The Sophomore Slump
Fool me once, shame on you. Fool me twice and you’ve found the motif of my entire second year of college.
By Mallory Arnold, Ohio University
After my freshmen year of college, I thought I was in the clear.
Dumb mistakes? Ha, I’ve made them. Miss Hot-Shot survived her first year with only a few bruises and a newfound allergy to dining hall foods. But sophomore year was going to be different. Older, wiser—this was gonna be my year to breeze by.
That was my first mistake of sophomore year.
I went into school with the harsh reality that my grades were really hurt by all the tomfoolery of last year. I dragged my GPA around with me, feeling the weight push on my chest and make me think I’d never catch up. I was close to giving up and just gliding through the year with another “just made it by” attitude.
But after getting past my ennui, I quickly resuscitated my grades and my GPA had a heartbeat once more.
I thought sophomore year would be the time I “grew up.” Boy drama was totally over because we were all adults now, right? I’d ended my freshmen year with a bit of an aching heart, so coming back to school with a confident new attitude fooled me into thinking everything was suddenly going to be easy.
Mistake number two.
I forgot about the typical tricks and trades of boys that I’d learned (the hard way) last year. I put myself in bad positions and found myself broken by the end of first semester. In a way, being hurt sophomore year is worse than the first year. At least last year I was naive and unknowing, but “fool me twice shame on me” hurts a lot more when you know it’s true.

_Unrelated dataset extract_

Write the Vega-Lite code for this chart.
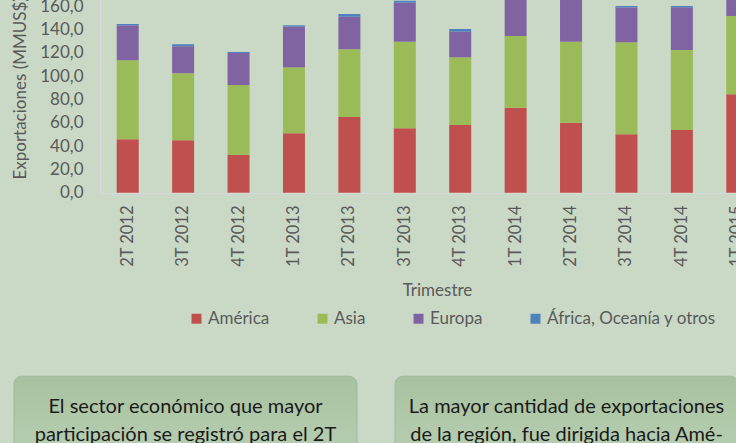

Speaking of ignorance, I also found myself missing the whole “dining hall experience” and begged a younger friend to bring me with her a few times.
And every single time I regretted it. It’s not worth missing.
Mistake number three: dining hall food will never be good.
My second year of college was ten times busier than the first, so I got much less sleep. A lot of sophomores use their year to jump back into grades after screwing up their freshmen year, so like me, they turn into bedraggled students with sleep apnea and coffee addictions.
In the process, I forgot to take care of myself. Mistake number four was the fact that I turned into a gremlin during finals week, and always felt sick.
I was at the library staring at my laptop screen so much that my vision became blurry. No, really. My right eye completely fuzzed up for about two weeks.
When the campus doctor suggested a temporary monocle, I knew I had to start taking it easy.
I’m gonna go ahead and say it, I suck at drinking. Going out sophomore year means that your tolerance is basically a rock, and vodka doesn’t even give you a shiver anymore. So you think you’re basically king of the world and all the wine that rushes through your campus.
I was struggling so hard to just have a damn good time that sometimes I pushed myself a little too far.
“Don’t worry guys, I’m a heavy-weight,” became “I think I’m gonna puke on this nice couch.”
Chances are, I was in by 11:30 because I just wanted to be in my own bed.
I made mistake number—ok no more numbering them, it’s just embarrassing how many there are. I thought about money far too much. I became panicked that I was going to graduate and live in a brown cardboard box, so I decided I needed to work 24/7 to buy some nice wallpaper for it.
The job was crappy and I worked too much. I was exhausted, pushed too many hours down my throat while trying to study my ass off at the same time. Did I have time for friends? No. Did I have time to have stressful crying sessions? Yes. If I could go back, I would take a job that let me have lenient hours and not focus so much on materialistic things.
I didn’t read the syllabus. Don’t even ask. Just—read the damn syllabus.
Another “oops” life choice I made was jumping the gun on internships. I freaked out my second week of school and decided I really needed to apply to a hundred internships. Like, now. This was a little stupid, as most everyone emailed me back politely saying they didn’t accept interns until way later.
Getting a head start is always smart. But there’s a difference between jumping the gun and jumping up to steal the gun before it even goes off.
The worst mistake I made my sophomore year was making the same mistakes over and over again from last year.
I backtracked and did things that I thought I’d learned from before. It’s one of the most gut-crushing feelings sitting in the same exact pit you’ve been in before, looking around and finding the familiar marks you’ve made on the walls.
I thought a new year meant a free-of-mistakes-year. I thought it meant was older and wiser. And in a way, I am. I’ve learned that I’m not going to be perfect. And that’s okay because I think that’s more mature than believing every year is going to be perfect and smooth sailing.
On days where I feel like I’ve let myself down, I just think about all the wise people out there who still make blunders. You can bet that Morgan Freeman still goofs up every once in a while.
(Sorry, slight obsession with Morgan Freeman).
Yeah, I’ve made mistakes this year, and you can bet that Miss-Hot-Shot will keep making them.